Some things are admittedly easier to type than they are to say out loud. Embarrassing now, but I remember keeping an MSN transcript in which my then-boyfriend had come very close to saying he loved me. I cherished it, re-reading it frequently. However, this medium also lent an ease to saying the kind of things that social acceptability might prevent you from uttering IRL. Though I guess it has always been possible to send your thoughts to someone in a letter and every medium may be subject to abuse in the wrong hands, MSN meant it was possible to insult and reject someone, from a distance with veritable ease.

I remained an MSN-user into my university years. I no-longer had the lengthy group chats laced with moving GIFs and exclamation marks, but I still used it on a daily basis to chat to others. I frequently felt frustrated that these interactions, with their stilted structure and invented spellings, seemed to be replacing my real-life conversations. Whilst the IMs provided some contact with others, it just wasn’t satisfying. The final straw came when a rather cowardly ex-partner decided to use the medium to end our relationship. I felt humiliated that he hadn’t even felt I was worth telephoning and felt appalled at how easily and callously he could instigate the break-up. At that point I decided I was done with MSN. If I didn’t have a continual presence on these platforms, others would be forced to have conversations with me in real life. I was sick of people hiding behind their computers and delivering words they wouldn’t dare to say to my face. Uninstall.

I have been MSN-abstinent for over 4 years now, and I don’t miss it. When I saw that this March, Microsoft plans to close the platform for good, it made me wonder if others have shared my frustrations with instant messaging. I have Facebook and Skype and will use the IM-services on these, but like to keep them to a minimum. , I appreciate that my irritations lie more with the way others choose to use messenger services, rather than the service itself, and It’s quite possible that younger generations use these programs much in the way that mine used MSN. Others before me have lamented how, in an age where communication so is easily facilitated by the internet, we lose something of the depth and intimacy that a telephone call, hand-written letter or long face-to-face chat bestow. I think when it becomes so easy to ‘keep in touch’ with someone by posting on their wall, dropping them a chat message etc, you can build up a false sense of maintaining a relationship, when in reality it wilts in the absence of more genuine contact.

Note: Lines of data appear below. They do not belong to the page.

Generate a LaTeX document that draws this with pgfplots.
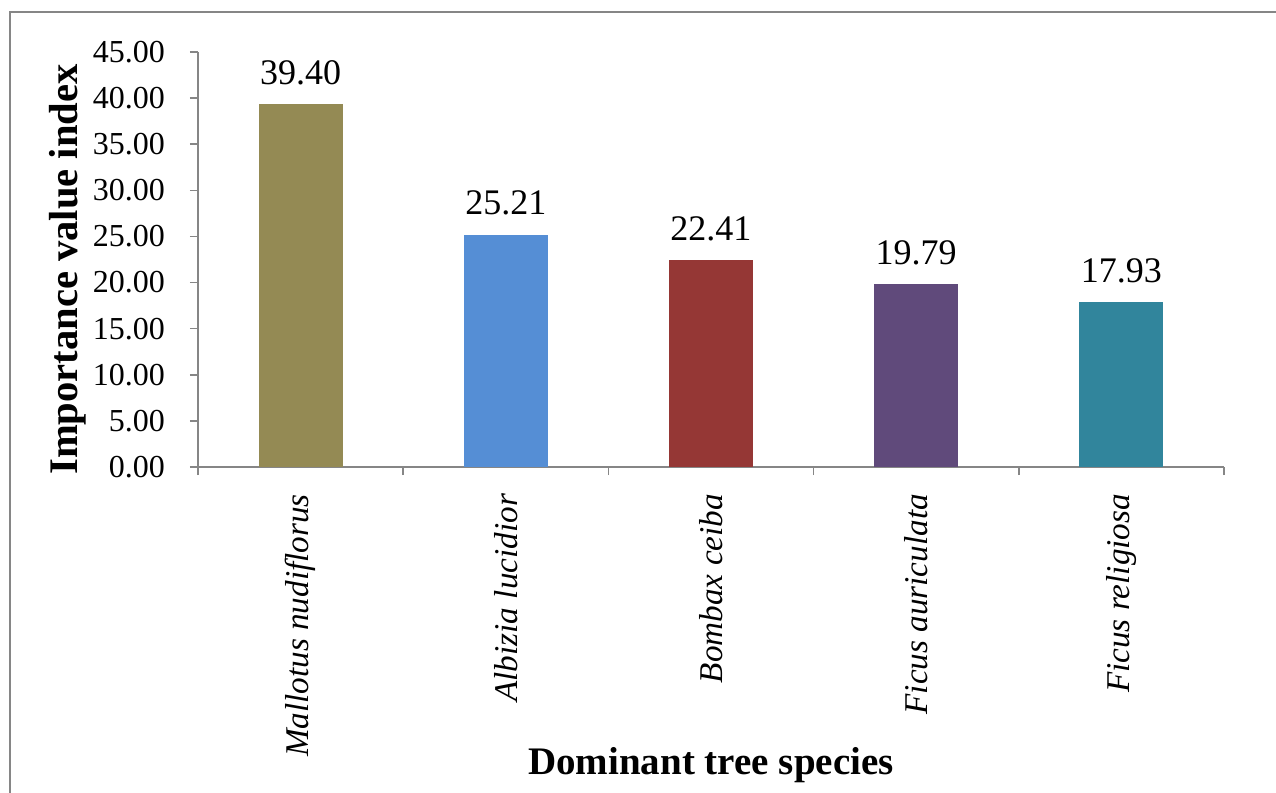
\documentclass[border=0pt]{standalone}
\usepackage{pgfplots}
\pgfplotsset{compat=1.18}
\usepackage{fontspec}
\setmainfont{Liberation Serif}
\definecolor{cOlive}{HTML}{948A54}
\definecolor{cBlue}{HTML}{558ED5}
\definecolor{cRed}{HTML}{953735}
\definecolor{cPurple}{HTML}{604A7B}
\definecolor{cTeal}{HTML}{31859C}
\definecolor{axgray}{HTML}{868686}
\begin{document}
\begin{tikzpicture}
\useasboundingbox (-99pt,-163pt) rectangle (539pt,233.5pt);
\draw[axgray, line width=1pt] (-94pt,-165pt) -- (-94pt,227.5pt) -- (541pt,227.5pt);
\begin{axis}[
  at={(0,0)}, anchor=south west,
  scale only axis, width=513pt, height=207.5pt,
  xmin=-0.5, xmax=4.5, ymin=0, ymax=45,
  axis lines*=left,
  axis line style={axgray, line width=0.8pt},
  every tick/.style={axgray, line width=0.8pt},
  tick align=outside,
  major tick length=4pt,
  minor tick length=4pt,
  ytick={0,5,...,45},
  xtick={0,1,2,3,4},
  xticklabels={Mallotus nudiflorus, Albizia lucidior, Bombax ceiba, Ficus auriculata, Ficus religiosa},
  minor xtick={-0.5,0.5,1.5,2.5,3.5,4.5},
  major x tick style={draw=none},
  /pgf/number format/assume math mode=true,
  yticklabel={\pgfmathprintnumber[fixed,fixed zerofill,precision=2]{\tick}},
  yticklabel style={font=\fontsize{16}{18}\selectfont, xshift=-9pt},
  xticklabel style={font=\fontsize{16.6}{19}\selectfont\itshape, rotate=90, anchor=east, xshift=-6pt},
  ylabel={\textbf{Importance value index}},
  xlabel={\textbf{Dominant tree species}},
  y label style={at={(axis description cs:-0.1267,0.476)}, anchor=center, font=\fontsize{20.3}{22}\selectfont},
  x label style={at={(axis description cs:0.5,-0.718)}, anchor=center, font=\fontsize{19.5}{22}\selectfont},
  nodes near coords={\pgfmathprintnumber[fixed,fixed zerofill,precision=2]{\pgfplotspointmeta}},
  every node near coord/.append style={font=\fontsize{18}{20}\selectfont, black, yshift=6pt},
  ybar, bar width=42pt, bar shift=0pt,
]
\addplot[fill=cOlive, draw=none] coordinates {(0,39.40)};
\addplot[fill=cBlue, draw=none] coordinates {(1,25.21)};
\addplot[fill=cRed, draw=none] coordinates {(2,22.41)};
\addplot[fill=cPurple, draw=none] coordinates {(3,19.79)};
\addplot[fill=cTeal, draw=none] coordinates {(4,17.93)};
\end{axis}
\end{tikzpicture}
\end{document}
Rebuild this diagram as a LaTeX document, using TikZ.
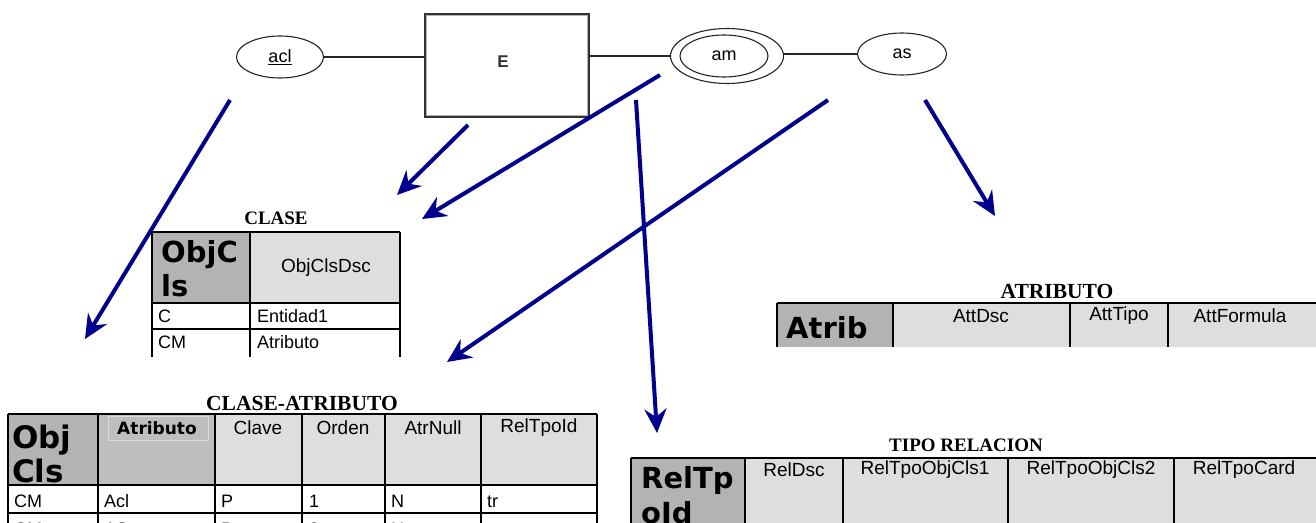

MSN gave me, and millions of other awkward teenagers, a platform to speak and reach out to others, and it shaped the relationships we formed with each other (though not always for the better). Undoubtedly there will be some who will mourn it’s loss, but there are still many methods (online and otherwise) to keep in touch. Newer programs such as Skype enable families spread across the globe to maintain more regular contact, so it could be argued that it is significantly adding to and improving relationships. Personally think online communication does have the capacity to be personal and meaningful, when it’s used thoughtfully and with due time and consideration, rather than in a lazier manner.